Brussels to Force Bulgaria Nix DTT Mux Deals - Report
The European Commission is expected to issue on Thursday a final warning to Bulgaria over the controversial tenders for the operation of what will be the country's DTT multiplexes, according to local media reports.
"The EU executive body will warn Bulgaria for the last time that it will face the EU highest court unless the tenders are declared void," local Trud daily reported, citing well informed insiders in Brussels.
Bulgaria has awarded the licenses for its six multiplexes to only two companies - Latvia's Hannu Pro (four) and Slovakia's Towercom (two).
The European Commission launched in May 2011 an infringement procedure following conflicting requirements for the eligible bidders in the mux contests, which drove away Austria's Oesterreichischer Rundfunksender GmbH & Co KG (ORS).
The requirements in fact made possible a near monopoly on the mux market as all companies which were granted licences are linked in one way or another to Tsvetan Vassilev, majority owner of Bulgaria's Corporate Commercial Bank.
At first it was not clear who stands behind the foreign investors Towercom and Hannu Pro, but soon the names of Tsvetan Vassilev, head of Bulgaria's Corporate Commercial Bank and Irena Krasteva, a media mogul, believed to be funded by the bank and ethnic Turkish leader Ahmed Dogan, popped up in all deals.
Should the case go to the Luxembourg court and the judges rule against Bulgaria, the country will be forced to pay hefty fines, worth up to EUR 200.000 per day.
In a bid to prevent legal action by the European Commission, Bulgaria decided at the end of December to hold a tender for yet another multiplex, its seventh.
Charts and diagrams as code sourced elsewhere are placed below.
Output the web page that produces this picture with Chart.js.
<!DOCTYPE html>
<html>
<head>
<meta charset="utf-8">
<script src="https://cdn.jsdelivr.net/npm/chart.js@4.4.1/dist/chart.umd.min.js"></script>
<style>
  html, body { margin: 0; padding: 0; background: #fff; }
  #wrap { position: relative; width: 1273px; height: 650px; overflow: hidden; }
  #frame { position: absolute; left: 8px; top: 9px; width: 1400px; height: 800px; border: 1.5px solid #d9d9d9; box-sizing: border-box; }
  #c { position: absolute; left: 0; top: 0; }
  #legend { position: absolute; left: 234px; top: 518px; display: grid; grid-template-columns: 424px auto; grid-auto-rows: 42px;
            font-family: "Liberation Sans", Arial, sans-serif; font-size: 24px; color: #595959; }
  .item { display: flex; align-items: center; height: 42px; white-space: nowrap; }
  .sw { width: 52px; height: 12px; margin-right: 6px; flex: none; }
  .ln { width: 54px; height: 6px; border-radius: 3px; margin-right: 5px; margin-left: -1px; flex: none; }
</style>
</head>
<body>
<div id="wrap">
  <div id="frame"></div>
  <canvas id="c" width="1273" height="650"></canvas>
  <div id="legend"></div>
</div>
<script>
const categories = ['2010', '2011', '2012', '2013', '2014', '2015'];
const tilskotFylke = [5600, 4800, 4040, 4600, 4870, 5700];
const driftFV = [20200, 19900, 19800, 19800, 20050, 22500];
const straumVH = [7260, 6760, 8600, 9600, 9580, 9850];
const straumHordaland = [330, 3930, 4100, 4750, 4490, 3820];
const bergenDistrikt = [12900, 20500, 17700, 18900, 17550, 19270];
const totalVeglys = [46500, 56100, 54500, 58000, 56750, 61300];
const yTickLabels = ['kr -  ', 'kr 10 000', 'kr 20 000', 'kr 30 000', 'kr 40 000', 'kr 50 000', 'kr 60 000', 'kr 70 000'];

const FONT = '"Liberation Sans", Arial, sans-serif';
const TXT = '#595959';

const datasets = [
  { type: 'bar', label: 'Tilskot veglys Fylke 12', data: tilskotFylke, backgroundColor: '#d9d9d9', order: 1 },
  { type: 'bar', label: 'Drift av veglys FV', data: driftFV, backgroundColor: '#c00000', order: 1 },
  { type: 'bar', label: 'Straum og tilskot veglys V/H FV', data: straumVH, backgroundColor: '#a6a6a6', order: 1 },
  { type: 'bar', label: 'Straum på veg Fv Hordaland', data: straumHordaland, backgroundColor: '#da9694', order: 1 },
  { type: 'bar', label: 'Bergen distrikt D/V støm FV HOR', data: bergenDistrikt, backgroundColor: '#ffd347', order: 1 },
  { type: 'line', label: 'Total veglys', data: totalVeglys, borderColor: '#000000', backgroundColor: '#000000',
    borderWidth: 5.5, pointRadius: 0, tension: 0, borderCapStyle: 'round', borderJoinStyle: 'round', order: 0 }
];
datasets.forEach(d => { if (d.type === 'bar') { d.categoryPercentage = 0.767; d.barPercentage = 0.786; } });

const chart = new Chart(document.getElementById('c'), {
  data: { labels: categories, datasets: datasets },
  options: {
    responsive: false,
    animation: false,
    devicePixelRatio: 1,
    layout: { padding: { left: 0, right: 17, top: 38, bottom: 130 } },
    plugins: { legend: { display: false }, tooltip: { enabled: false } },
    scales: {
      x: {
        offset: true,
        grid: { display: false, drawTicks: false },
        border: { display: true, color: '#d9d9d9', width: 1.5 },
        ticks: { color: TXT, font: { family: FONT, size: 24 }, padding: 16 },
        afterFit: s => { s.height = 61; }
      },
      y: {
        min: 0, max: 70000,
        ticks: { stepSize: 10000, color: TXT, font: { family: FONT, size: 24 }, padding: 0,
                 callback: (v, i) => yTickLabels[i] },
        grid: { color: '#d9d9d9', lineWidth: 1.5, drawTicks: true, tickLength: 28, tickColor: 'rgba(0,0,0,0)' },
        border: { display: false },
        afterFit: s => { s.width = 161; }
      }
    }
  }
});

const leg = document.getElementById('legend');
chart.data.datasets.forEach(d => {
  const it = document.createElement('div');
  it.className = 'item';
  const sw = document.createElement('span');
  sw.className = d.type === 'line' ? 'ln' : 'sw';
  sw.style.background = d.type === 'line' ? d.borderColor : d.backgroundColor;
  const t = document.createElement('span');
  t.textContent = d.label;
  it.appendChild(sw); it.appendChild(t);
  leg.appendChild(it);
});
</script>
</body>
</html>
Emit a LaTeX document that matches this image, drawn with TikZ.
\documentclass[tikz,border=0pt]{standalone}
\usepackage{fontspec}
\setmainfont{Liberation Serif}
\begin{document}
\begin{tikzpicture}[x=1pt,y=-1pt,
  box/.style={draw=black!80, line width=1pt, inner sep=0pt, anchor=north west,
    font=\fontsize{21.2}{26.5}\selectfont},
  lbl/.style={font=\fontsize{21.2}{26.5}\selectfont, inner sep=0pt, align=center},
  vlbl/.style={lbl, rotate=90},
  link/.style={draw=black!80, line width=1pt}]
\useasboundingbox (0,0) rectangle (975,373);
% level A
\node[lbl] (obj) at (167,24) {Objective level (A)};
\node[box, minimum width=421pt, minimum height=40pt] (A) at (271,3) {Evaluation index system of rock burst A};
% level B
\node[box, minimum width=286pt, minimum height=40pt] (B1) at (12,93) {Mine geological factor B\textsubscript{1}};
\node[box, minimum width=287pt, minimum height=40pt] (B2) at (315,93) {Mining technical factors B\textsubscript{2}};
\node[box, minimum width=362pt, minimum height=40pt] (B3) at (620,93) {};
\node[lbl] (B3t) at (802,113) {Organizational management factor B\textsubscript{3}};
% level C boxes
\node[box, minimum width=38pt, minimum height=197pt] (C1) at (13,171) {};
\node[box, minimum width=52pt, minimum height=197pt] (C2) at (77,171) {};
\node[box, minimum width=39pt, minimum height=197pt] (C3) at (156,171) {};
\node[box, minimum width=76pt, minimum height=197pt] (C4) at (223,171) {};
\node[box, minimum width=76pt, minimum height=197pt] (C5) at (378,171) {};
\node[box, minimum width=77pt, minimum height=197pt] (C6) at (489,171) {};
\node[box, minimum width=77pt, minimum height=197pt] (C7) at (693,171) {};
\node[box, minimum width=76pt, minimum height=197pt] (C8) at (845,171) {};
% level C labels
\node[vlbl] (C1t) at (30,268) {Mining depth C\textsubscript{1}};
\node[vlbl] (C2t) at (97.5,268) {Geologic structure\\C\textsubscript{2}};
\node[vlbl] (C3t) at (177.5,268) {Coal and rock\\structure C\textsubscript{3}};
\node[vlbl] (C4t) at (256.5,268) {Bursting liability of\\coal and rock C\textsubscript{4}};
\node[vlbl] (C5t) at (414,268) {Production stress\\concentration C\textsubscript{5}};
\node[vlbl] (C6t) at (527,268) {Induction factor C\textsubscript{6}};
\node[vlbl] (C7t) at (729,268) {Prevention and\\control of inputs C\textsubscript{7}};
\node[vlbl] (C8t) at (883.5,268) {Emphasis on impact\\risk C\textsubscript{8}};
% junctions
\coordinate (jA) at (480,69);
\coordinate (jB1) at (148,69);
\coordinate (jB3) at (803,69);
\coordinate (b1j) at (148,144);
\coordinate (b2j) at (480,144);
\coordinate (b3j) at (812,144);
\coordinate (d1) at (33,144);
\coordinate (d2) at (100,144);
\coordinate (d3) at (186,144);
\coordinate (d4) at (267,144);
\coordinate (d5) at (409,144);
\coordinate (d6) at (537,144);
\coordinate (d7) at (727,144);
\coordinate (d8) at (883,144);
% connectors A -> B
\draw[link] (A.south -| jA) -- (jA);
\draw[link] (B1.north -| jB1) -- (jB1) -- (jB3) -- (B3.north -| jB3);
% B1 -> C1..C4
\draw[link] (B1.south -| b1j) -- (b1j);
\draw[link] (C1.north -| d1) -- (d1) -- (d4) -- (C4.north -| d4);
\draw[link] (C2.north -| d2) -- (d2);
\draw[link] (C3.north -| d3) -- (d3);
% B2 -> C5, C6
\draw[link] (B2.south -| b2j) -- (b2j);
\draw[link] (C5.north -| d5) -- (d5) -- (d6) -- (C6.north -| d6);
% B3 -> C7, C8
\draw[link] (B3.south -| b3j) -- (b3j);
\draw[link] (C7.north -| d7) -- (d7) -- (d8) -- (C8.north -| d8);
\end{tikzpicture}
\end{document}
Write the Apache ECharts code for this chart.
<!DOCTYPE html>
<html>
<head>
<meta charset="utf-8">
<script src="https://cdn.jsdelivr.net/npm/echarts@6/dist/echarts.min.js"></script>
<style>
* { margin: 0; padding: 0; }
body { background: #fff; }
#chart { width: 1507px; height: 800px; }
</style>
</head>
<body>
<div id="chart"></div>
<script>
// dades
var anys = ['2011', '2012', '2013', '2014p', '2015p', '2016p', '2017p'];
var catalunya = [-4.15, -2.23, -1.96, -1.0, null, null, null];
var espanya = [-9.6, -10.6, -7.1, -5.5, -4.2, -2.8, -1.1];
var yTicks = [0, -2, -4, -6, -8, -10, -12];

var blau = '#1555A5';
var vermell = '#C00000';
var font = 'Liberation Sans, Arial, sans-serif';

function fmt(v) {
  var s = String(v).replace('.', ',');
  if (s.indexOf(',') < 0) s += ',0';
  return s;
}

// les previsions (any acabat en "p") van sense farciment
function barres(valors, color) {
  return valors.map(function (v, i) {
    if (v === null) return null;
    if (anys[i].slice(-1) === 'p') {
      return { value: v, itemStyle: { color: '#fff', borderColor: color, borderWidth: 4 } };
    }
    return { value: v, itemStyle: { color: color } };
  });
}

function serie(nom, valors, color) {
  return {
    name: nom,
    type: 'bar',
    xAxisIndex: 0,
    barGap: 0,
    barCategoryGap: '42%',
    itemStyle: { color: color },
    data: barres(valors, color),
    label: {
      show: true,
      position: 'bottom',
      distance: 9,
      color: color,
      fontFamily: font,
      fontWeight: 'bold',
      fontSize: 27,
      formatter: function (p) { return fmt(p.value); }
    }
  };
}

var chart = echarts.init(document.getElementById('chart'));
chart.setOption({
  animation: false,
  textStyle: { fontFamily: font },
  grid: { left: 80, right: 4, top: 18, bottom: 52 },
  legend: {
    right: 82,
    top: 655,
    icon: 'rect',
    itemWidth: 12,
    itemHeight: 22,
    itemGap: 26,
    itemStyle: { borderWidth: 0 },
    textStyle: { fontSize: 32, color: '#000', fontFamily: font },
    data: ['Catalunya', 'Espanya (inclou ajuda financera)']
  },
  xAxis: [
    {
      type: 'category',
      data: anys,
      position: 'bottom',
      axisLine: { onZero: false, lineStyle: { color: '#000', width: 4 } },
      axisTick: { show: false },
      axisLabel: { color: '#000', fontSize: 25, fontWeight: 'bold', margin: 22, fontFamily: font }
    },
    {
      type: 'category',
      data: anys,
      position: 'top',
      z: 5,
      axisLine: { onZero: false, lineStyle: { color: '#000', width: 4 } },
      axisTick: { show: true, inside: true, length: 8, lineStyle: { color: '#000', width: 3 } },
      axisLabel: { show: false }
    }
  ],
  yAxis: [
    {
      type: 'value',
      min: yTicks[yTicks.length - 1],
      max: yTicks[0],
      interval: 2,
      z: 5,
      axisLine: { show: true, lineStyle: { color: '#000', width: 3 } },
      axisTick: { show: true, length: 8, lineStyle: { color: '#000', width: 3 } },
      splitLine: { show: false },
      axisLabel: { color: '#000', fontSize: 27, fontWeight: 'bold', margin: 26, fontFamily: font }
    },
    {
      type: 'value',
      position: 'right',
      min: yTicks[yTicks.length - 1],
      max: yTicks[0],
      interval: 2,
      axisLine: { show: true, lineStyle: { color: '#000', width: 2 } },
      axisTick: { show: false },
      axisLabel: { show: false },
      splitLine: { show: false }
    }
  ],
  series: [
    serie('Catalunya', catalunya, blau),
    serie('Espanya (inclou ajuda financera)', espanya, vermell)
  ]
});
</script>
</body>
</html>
The government has boasted that the new amendments will allow companies such as Austria's ORS, which have TV channels outside Bulgaria, to participate in the new DTT contest.
Experts however say that the new procedure is a mere attempt to throw dust in the eyes of Brussels officials.
The seventh multiplex will be just a collection of frequencies and its holder - in a much more disadvantaged position than Hannu Pro and Towercom, which have already grabbed the lion's share of the market, according to them.
Bulgaria's communications watchdog is obliged to prepare the package of documents for the new tender on September 1, 2013 under legal amendments that parliament hurriedly adopted in the last days of 2011.
This is also the deadline for the analogue switch-off in the country.
Until then the government is expected to splurge BGN 150 M on freeing frequencies currently held by the military.